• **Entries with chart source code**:
____
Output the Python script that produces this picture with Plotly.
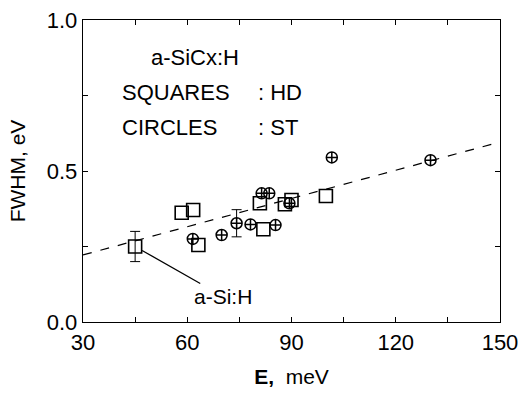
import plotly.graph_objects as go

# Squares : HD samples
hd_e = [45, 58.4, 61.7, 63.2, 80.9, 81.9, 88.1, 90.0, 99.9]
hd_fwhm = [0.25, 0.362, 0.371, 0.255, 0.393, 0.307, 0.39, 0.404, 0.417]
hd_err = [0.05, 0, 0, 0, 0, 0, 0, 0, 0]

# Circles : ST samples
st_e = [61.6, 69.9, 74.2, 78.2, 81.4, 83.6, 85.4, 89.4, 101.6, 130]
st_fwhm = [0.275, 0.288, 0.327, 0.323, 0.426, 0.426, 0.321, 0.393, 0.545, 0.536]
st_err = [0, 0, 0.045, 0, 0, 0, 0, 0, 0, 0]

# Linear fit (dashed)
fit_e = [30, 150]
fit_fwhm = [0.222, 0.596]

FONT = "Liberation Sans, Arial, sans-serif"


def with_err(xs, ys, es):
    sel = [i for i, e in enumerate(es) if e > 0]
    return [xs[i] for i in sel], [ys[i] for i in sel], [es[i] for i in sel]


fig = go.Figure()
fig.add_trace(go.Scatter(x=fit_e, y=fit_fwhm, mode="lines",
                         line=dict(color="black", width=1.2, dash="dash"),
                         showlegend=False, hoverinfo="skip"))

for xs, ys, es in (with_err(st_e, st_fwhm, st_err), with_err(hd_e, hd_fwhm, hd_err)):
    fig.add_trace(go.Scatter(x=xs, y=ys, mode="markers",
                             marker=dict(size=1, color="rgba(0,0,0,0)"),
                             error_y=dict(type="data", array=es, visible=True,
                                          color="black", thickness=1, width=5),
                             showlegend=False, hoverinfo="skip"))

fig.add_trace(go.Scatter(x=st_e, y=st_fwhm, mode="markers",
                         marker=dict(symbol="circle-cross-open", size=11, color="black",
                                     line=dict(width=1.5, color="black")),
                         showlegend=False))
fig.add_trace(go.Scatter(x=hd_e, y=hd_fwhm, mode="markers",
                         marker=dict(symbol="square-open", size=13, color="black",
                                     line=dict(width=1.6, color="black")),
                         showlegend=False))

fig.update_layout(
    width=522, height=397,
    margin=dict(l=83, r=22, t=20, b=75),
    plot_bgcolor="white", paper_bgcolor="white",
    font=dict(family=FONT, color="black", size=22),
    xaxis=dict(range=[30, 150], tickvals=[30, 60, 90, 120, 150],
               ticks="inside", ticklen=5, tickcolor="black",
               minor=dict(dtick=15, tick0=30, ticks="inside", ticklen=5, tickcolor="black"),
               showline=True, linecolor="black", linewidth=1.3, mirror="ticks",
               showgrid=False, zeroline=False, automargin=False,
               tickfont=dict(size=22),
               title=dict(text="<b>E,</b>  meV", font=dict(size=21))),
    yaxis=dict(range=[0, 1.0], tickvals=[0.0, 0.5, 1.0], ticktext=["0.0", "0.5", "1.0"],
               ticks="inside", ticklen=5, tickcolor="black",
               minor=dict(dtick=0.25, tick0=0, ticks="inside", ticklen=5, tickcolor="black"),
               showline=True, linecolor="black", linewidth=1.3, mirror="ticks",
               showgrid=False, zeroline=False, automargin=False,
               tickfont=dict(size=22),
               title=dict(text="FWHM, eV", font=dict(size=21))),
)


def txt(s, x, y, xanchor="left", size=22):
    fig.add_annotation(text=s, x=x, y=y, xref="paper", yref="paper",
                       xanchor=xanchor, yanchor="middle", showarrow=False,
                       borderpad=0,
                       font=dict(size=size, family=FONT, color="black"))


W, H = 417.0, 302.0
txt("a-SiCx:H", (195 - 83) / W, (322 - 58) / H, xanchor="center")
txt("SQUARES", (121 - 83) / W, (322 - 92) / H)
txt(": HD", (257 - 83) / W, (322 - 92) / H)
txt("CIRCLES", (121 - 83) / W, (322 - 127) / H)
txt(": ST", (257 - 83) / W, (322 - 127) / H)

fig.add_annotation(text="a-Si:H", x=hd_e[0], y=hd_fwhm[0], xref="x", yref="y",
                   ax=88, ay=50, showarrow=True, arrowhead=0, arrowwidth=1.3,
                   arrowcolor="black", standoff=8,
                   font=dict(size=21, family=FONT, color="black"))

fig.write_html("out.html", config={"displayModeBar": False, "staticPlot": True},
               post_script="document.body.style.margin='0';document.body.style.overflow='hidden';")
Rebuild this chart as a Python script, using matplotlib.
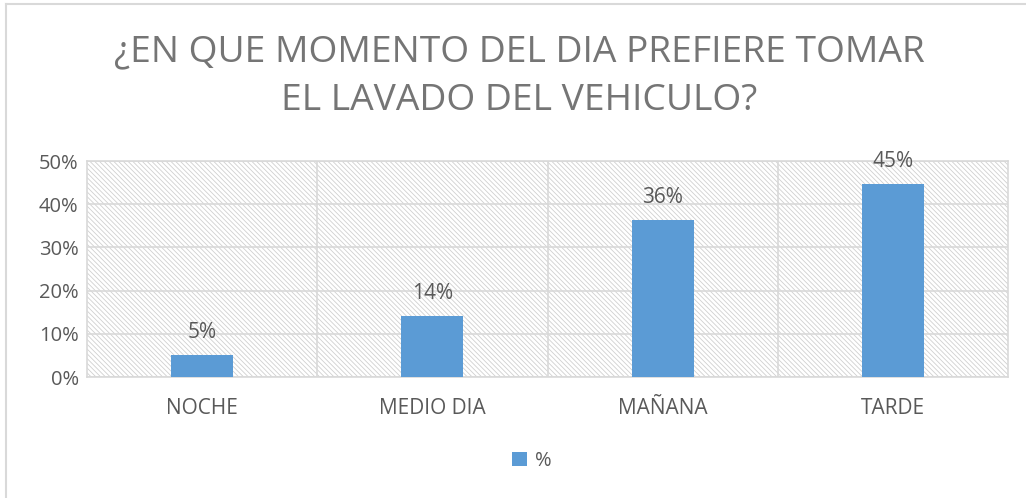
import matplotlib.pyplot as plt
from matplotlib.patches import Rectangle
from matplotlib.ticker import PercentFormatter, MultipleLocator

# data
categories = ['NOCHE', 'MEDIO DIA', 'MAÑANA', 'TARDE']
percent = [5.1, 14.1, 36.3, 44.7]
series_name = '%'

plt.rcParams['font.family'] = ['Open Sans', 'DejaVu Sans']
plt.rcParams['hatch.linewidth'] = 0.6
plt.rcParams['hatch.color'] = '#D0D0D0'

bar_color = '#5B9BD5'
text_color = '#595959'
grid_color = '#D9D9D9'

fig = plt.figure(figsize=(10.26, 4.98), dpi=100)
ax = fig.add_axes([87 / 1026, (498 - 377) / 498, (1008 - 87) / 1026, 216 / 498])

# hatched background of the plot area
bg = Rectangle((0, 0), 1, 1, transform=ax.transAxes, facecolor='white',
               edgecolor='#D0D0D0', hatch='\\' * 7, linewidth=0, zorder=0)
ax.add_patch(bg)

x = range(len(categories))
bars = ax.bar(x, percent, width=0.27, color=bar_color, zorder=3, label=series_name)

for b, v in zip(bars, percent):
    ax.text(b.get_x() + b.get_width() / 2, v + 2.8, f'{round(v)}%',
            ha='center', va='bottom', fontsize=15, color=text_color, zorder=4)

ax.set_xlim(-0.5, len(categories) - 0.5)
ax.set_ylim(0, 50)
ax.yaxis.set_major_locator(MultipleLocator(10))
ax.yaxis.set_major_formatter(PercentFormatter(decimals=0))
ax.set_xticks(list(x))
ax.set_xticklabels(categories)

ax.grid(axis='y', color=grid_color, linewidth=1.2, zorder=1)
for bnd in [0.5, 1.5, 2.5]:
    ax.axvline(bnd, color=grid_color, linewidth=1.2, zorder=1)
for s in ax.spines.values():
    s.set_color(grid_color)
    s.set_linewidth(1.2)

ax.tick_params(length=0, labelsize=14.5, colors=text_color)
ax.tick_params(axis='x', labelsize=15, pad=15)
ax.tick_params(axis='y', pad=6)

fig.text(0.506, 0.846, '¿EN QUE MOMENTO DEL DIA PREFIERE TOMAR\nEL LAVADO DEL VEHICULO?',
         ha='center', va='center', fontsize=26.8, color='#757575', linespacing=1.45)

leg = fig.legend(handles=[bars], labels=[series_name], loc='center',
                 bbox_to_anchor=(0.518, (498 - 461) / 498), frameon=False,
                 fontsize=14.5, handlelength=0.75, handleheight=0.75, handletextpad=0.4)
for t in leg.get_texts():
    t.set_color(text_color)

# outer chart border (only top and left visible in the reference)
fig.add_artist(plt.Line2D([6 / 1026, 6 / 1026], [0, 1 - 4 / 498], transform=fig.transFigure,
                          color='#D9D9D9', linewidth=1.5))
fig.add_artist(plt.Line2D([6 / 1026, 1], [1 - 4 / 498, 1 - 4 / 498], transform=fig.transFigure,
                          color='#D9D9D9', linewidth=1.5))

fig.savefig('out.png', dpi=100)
____
• **TASK OBJECTIVE**: Print the full listing exactly, dropping the pictures.

• **RIGHT ANSWER**:
Output the Python script that produces this picture with Plotly.
import plotly.graph_objects as go

# Squares : HD samples
hd_e = [45, 58.4, 61.7, 63.2, 80.9, 81.9, 88.1, 90.0, 99.9]
hd_fwhm = [0.25, 0.362, 0.371, 0.255, 0.393, 0.307, 0.39, 0.404, 0.417]
hd_err = [0.05, 0, 0, 0, 0, 0, 0, 0, 0]

# Circles : ST samples
st_e = [61.6, 69.9, 74.2, 78.2, 81.4, 83.6, 85.4, 89.4, 101.6, 130]
st_fwhm = [0.275, 0.288, 0.327, 0.323, 0.426, 0.426, 0.321, 0.393, 0.545, 0.536]
st_err = [0, 0, 0.045, 0, 0, 0, 0, 0, 0, 0]

# Linear fit (dashed)
fit_e = [30, 150]
fit_fwhm = [0.222, 0.596]

FONT = "Liberation Sans, Arial, sans-serif"


def with_err(xs, ys, es):
    sel = [i for i, e in enumerate(es) if e > 0]
    return [xs[i] for i in sel], [ys[i] for i in sel], [es[i] for i in sel]


fig = go.Figure()
fig.add_trace(go.Scatter(x=fit_e, y=fit_fwhm, mode="lines",
                         line=dict(color="black", width=1.2, dash="dash"),
                         showlegend=False, hoverinfo="skip"))

for xs, ys, es in (with_err(st_e, st_fwhm, st_err), with_err(hd_e, hd_fwhm, hd_err)):
    fig.add_trace(go.Scatter(x=xs, y=ys, mode="markers",
                             marker=dict(size=1, color="rgba(0,0,0,0)"),
                             error_y=dict(type="data", array=es, visible=True,
                                          color="black", thickness=1, width=5),
                             showlegend=False, hoverinfo="skip"))

fig.add_trace(go.Scatter(x=st_e, y=st_fwhm, mode="markers",
                         marker=dict(symbol="circle-cross-open", size=11, color="black",
                                     line=dict(width=1.5, color="black")),
                         showlegend=False))
fig.add_trace(go.Scatter(x=hd_e, y=hd_fwhm, mode="markers",
                         marker=dict(symbol="square-open", size=13, color="black",
                                     line=dict(width=1.6, color="black")),
                         showlegend=False))

fig.update_layout(
    width=522, height=397,
    margin=dict(l=83, r=22, t=20, b=75),
    plot_bgcolor="white", paper_bgcolor="white",
    font=dict(family=FONT, color="black", size=22),
    xaxis=dict(range=[30, 150], tickvals=[30, 60, 90, 120, 150],
               ticks="inside", ticklen=5, tickcolor="black",
               minor=dict(dtick=15, tick0=30, ticks="inside", ticklen=5, tickcolor="black"),
               showline=True, linecolor="black", linewidth=1.3, mirror="ticks",
               showgrid=False, zeroline=False, automargin=False,
               tickfont=dict(size=22),
               title=dict(text="<b>E,</b>  meV", font=dict(size=21))),
    yaxis=dict(range=[0, 1.0], tickvals=[0.0, 0.5, 1.0], ticktext=["0.0", "0.5", "1.0"],
               ticks="inside", ticklen=5, tickcolor="black",
               minor=dict(dtick=0.25, tick0=0, ticks="inside", ticklen=5, tickcolor="black"),
               showline=True, linecolor="black", linewidth=1.3, mirror="ticks",
               showgrid=False, zeroline=False, automargin=False,
               tickfont=dict(size=22),
               title=dict(text="FWHM, eV", font=dict(size=21))),
)


def txt(s, x, y, xanchor="left", size=22):
    fig.add_annotation(text=s, x=x, y=y, xref="paper", yref="paper",
                       xanchor=xanchor, yanchor="middle", showarrow=False,
                       borderpad=0,
                       font=dict(size=size, family=FONT, color="black"))


W, H = 417.0, 302.0
txt("a-SiCx:H", (195 - 83) / W, (322 - 58) / H, xanchor="center")
txt("SQUARES", (121 - 83) / W, (322 - 92) / H)
txt(": HD", (257 - 83) / W, (322 - 92) / H)
txt("CIRCLES", (121 - 83) / W, (322 - 127) / H)
txt(": ST", (257 - 83) / W, (322 - 127) / H)

fig.add_annotation(text="a-Si:H", x=hd_e[0], y=hd_fwhm[0], xref="x", yref="y",
                   ax=88, ay=50, showarrow=True, arrowhead=0, arrowwidth=1.3,
                   arrowcolor="black", standoff=8,
                   font=dict(size=21, family=FONT, color="black"))

fig.write_html("out.html", config={"displayModeBar": False, "staticPlot": True},
               post_script="document.body.style.margin='0';document.body.style.overflow='hidden';")
Rebuild this chart as a Python script, using matplotlib.
import matplotlib.pyplot as plt
from matplotlib.patches import Rectangle
from matplotlib.ticker import PercentFormatter, MultipleLocator

# data
categories = ['NOCHE', 'MEDIO DIA', 'MAÑANA', 'TARDE']
percent = [5.1, 14.1, 36.3, 44.7]
series_name = '%'

plt.rcParams['font.family'] = ['Open Sans', 'DejaVu Sans']
plt.rcParams['hatch.linewidth'] = 0.6
plt.rcParams['hatch.color'] = '#D0D0D0'

bar_color = '#5B9BD5'
text_color = '#595959'
grid_color = '#D9D9D9'

fig = plt.figure(figsize=(10.26, 4.98), dpi=100)
ax = fig.add_axes([87 / 1026, (498 - 377) / 498, (1008 - 87) / 1026, 216 / 498])

# hatched background of the plot area
bg = Rectangle((0, 0), 1, 1, transform=ax.transAxes, facecolor='white',
               edgecolor='#D0D0D0', hatch='\\' * 7, linewidth=0, zorder=0)
ax.add_patch(bg)

x = range(len(categories))
bars = ax.bar(x, percent, width=0.27, color=bar_color, zorder=3, label=series_name)

for b, v in zip(bars, percent):
    ax.text(b.get_x() + b.get_width() / 2, v + 2.8, f'{round(v)}%',
            ha='center', va='bottom', fontsize=15, color=text_color, zorder=4)

ax.set_xlim(-0.5, len(categories) - 0.5)
ax.set_ylim(0, 50)
ax.yaxis.set_major_locator(MultipleLocator(10))
ax.yaxis.set_major_formatter(PercentFormatter(decimals=0))
ax.set_xticks(list(x))
ax.set_xticklabels(categories)

ax.grid(axis='y', color=grid_color, linewidth=1.2, zorder=1)
for bnd in [0.5, 1.5, 2.5]:
    ax.axvline(bnd, color=grid_color, linewidth=1.2, zorder=1)
for s in ax.spines.values():
    s.set_color(grid_color)
    s.set_linewidth(1.2)

ax.tick_params(length=0, labelsize=14.5, colors=text_color)
ax.tick_params(axis='x', labelsize=15, pad=15)
ax.tick_params(axis='y', pad=6)

fig.text(0.506, 0.846, '¿EN QUE MOMENTO DEL DIA PREFIERE TOMAR\nEL LAVADO DEL VEHICULO?',
         ha='center', va='center', fontsize=26.8, color='#757575', linespacing=1.45)

leg = fig.legend(handles=[bars], labels=[series_name], loc='center',
                 bbox_to_anchor=(0.518, (498 - 461) / 498), frameon=False,
                 fontsize=14.5, handlelength=0.75, handleheight=0.75, handletextpad=0.4)
for t in leg.get_texts():
    t.set_color(text_color)

# outer chart border (only top and left visible in the reference)
fig.add_artist(plt.Line2D([6 / 1026, 6 / 1026], [0, 1 - 4 / 498], transform=fig.transFigure,
                          color='#D9D9D9', linewidth=1.5))
fig.add_artist(plt.Line2D([6 / 1026, 1], [1 - 4 / 498, 1 - 4 / 498], transform=fig.transFigure,
                          color='#D9D9D9', linewidth=1.5))

fig.savefig('out.png', dpi=100)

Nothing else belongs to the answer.